Monday, April 11, 2016

moments



"You should think about coming."  

I got three of those phone calls. Not come now, or this is it, or tomorrow might be too late. 

"You should think about coming."

I froze every time. I didn't want to make that decision, as if making it acknowledged things were that bad. That there was a chance my mom wouldn't survive. That in a heartbeat she could be gone. 

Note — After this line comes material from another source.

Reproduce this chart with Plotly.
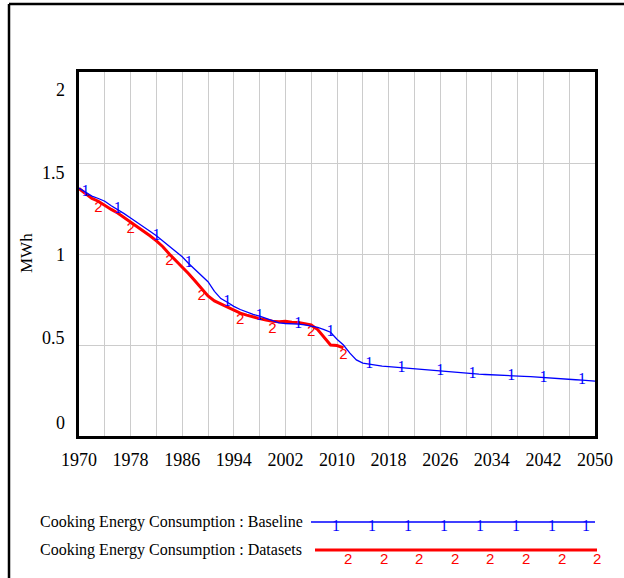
import plotly.graph_objects as go

# ── Data ──────────────────────────────────────────────────────────────────────
years_baseline = list(range(1970, 2051))
baseline = [
    1.362, 1.340, 1.318, 1.305, 1.290, 1.265, 1.245, 1.222, 1.198, 1.175,
    1.150, 1.125, 1.100, 1.070, 1.045, 1.015, 0.985, 0.948, 0.915, 0.880,
    0.848, 0.795, 0.755, 0.735, 0.712, 0.695, 0.680, 0.668, 0.658, 0.645,
    0.632, 0.622, 0.618, 0.617, 0.615, 0.610, 0.605, 0.597, 0.585, 0.570,
    0.532, 0.500, 0.455, 0.418, 0.400, 0.394, 0.390, 0.384, 0.381, 0.378,
    0.374, 0.370, 0.366, 0.364, 0.361, 0.359, 0.357, 0.354, 0.351, 0.347,
    0.344, 0.342, 0.340, 0.338, 0.337, 0.335, 0.333, 0.331, 0.330, 0.328,
    0.326, 0.323, 0.320, 0.319, 0.317, 0.314, 0.311, 0.309, 0.307, 0.305,
    0.302,
]
years_datasets = list(range(1970, 2012))
datasets = [
    1.360, 1.330, 1.305, 1.290, 1.265, 1.245, 1.225, 1.200, 1.178, 1.150,
    1.125, 1.100, 1.072, 1.040, 1.000, 0.965, 0.930, 0.892, 0.852, 0.810,
    0.770, 0.742, 0.725, 0.706, 0.690, 0.675, 0.664, 0.653, 0.645, 0.637,
    0.630, 0.628, 0.630, 0.625, 0.624, 0.617, 0.610, 0.585, 0.545, 0.500,
    0.497, 0.484,
]
baseline_marker_years = [1971, 1976, 1982, 1987, 1993, 1998, 2004, 2009,
                         2015, 2020, 2026, 2031, 2037, 2042, 2048]
datasets_marker_years = [1973, 1978, 1984, 1989, 1995, 2000, 2006, 2011]

x_ticks = list(range(1970, 2051, 8))
y_ticks = [0, 0.5, 1, 1.5, 2]
series_names = ["Cooking Energy Consumption : Baseline",
                "Cooking Energy Consumption : Datasets"]

FONT = "Liberation Serif"
MARK1_FONT = "Liberation Sans Narrow"
MARK2_FONT = "Liberation Sans"
BLUE = "#0000ff"
RED = "#ff0000"

fig = go.Figure()

fig.add_trace(go.Scatter(
    x=years_datasets, y=datasets, mode="lines+text",
    line=dict(color=RED, width=3),
    text=["2" if y in datasets_marker_years else "" for y in years_datasets],
    textposition="bottom center",
    textfont=dict(color=RED, size=15, family=MARK2_FONT),
    showlegend=False, cliponaxis=False,
))
fig.add_trace(go.Scatter(
    x=years_baseline, y=baseline, mode="lines+text",
    line=dict(color=BLUE, width=1.3),
    text=["1" if y in baseline_marker_years else "" for y in years_baseline],
    textposition="middle center",
    textfont=dict(color=BLUE, size=16, family=MARK1_FONT),
    showlegend=False, cliponaxis=False,
))

# ── Plot area geometry (pixels) ──────────────────────────────────────────────
W, H = 624, 578
L, R, T, B = 79, 595, 72, 436
pw, ph = R - L, B - T


def px_x(x):
    return (x - L) / pw


def px_y(y):
    return (B - y) / ph


annotations = []
# y tick labels, Vensim style (spread slightly inside the gridlines)
for v, ypix in zip(y_ticks, [423, 338, 255, 173, 90]):
    annotations.append(dict(
        x=px_x(67), y=px_y(ypix), xref="paper", yref="paper",
        text=f"{v:g}", showarrow=False, xanchor="right", yanchor="middle",
        font=dict(family=FONT, size=18, color="black"),
    ))
# y-axis title
annotations.append(dict(
    x=px_x(26), y=px_y(253), xref="paper", yref="paper", text="MWh",
    showarrow=False, textangle=-90, xanchor="center", yanchor="middle",
    font=dict(family=FONT, size=17, color="black"),
))

# legend (text + sample line with its number markers)
shapes = []
legend_rows = [
    (series_names[0], 522, 311, 595, BLUE, 1.3, "1",
     [336, 372, 408, 444, 480, 516, 552, 586], MARK1_FONT, 16, -3),
    (series_names[1], 550, 315, 597, RED, 3, "2",
     [348, 384, 419, 455, 490, 526, 562, 597], MARK2_FONT, 15, -8),
]
for name, ly, x0, x1, col, lw, mark, mxs, mfont, msize, dy in legend_rows:
    annotations.append(dict(
        x=px_x(38), y=px_y(ly), xref="paper", yref="paper", text=name,
        showarrow=False, xanchor="left", yanchor="middle",
        font=dict(family=FONT, size=16, color="black"),
    ))
    shapes.append(dict(type="line", xref="paper", yref="paper",
                       x0=px_x(x0), x1=px_x(x1), y0=px_y(ly), y1=px_y(ly),
                       line=dict(color=col, width=lw)))
    for mx in mxs:
        annotations.append(dict(
            x=px_x(mx), y=px_y(ly), xref="paper", yref="paper", text=mark,
            showarrow=False, xanchor="center", yanchor="middle", yshift=dy,
            font=dict(family=mfont, size=msize, color=col),
        ))

# outer frame (left and top edges visible)
shapes.append(dict(type="line", xref="paper", yref="paper",
                   x0=px_x(9), x1=px_x(9), y0=px_y(4), y1=px_y(W),
                   line=dict(color="black", width=2.5)))
shapes.append(dict(type="line", xref="paper", yref="paper",
                   x0=px_x(9), x1=px_x(W + 10), y0=px_y(4), y1=px_y(4),
                   line=dict(color="black", width=2.5)))

fig.update_layout(
    width=W, height=H,
    margin=dict(l=L, r=W - R, t=T, b=H - B, pad=0),
    paper_bgcolor="white", plot_bgcolor="white",
    showlegend=False,
    annotations=annotations, shapes=shapes,
    xaxis=dict(
        range=[1970, 2050], tickvals=list(range(1970, 2051, 4)),
        ticktext=[str(y) if y in x_ticks else "" for y in range(1970, 2051, 4)],
        showgrid=True, gridcolor="#cccccc", gridwidth=1,
        showline=True, linecolor="black", linewidth=2.5, mirror=True,
        ticks="", ticklabelstandoff=6, zeroline=False,
        tickfont=dict(family=FONT, size=18, color="black"),
    ),
    yaxis=dict(
        range=[0, 2], tickvals=y_ticks, showticklabels=False,
        showgrid=True, gridcolor="#cccccc", gridwidth=1,
        showline=True, linecolor="black", linewidth=2.5, mirror=True,
        ticks="", zeroline=False,
    ),
)

fig.write_html(
    "out.html",
    config={"displayModeBar": False},
    post_script="document.body.style.margin='0';document.body.style.overflow='hidden';",
)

I wanted someone to tell me what to do. 

I wanted someone to tell me it would be ok. Deeper than that, I wanted my mom to tell me she would be ok.

But she wasn't. 

I flew down three times last month, not knowing, when I got on the plane if she'd still be there when I landed. I spent hours and hours in ICU's and critical care rooms. Acclimating to incessant beeping and pulsing monitors. Negotiating with doctors and nurses in a language I didn't understand. Days full of stents and hospital psychosis, oxygen masks and ice chips, fresh blood and more medications than one could imagine, cajoling her into sipping water, eating, and breathing deep. When she told me she loved me and that I couldn't help being so annoying, my heart swelled. It was a moment. 

It became about moments. 

When she was on breathing and feeding tubes but smiled when she saw me. 

That was a moment.  

When she told me that I come and miracles happen. 

Moment. 

When she said she had been in a bad place but when I got there she was able to get back to the other side. Or: I feel such happiness knowing I've raised such a lovely, thoughtful daughter

Moment. And moment. 

When she clutched the stuffed dog I'd brought her and said it was her only ally, holding it tight when she was awake, stroking it in her sleep. 

Moments. 

Chatting about nothing. Explaining that her parents loved her even though they weren't there. Kissing her forehead. Holding her hand. Struggling and then understanding what she meant through her medicated haze.  

Moments. 

But I think, the most profound was the most simple. One morning I walked in and she said: Good morning pusselah schentz. I love you. 

In spite of the chaos and fear and no guarantees she would be ok, I got to hear my mom say she loved me. And in that moment all was far better than ok.  My heart filled, I told her I loved her, and things were just fine.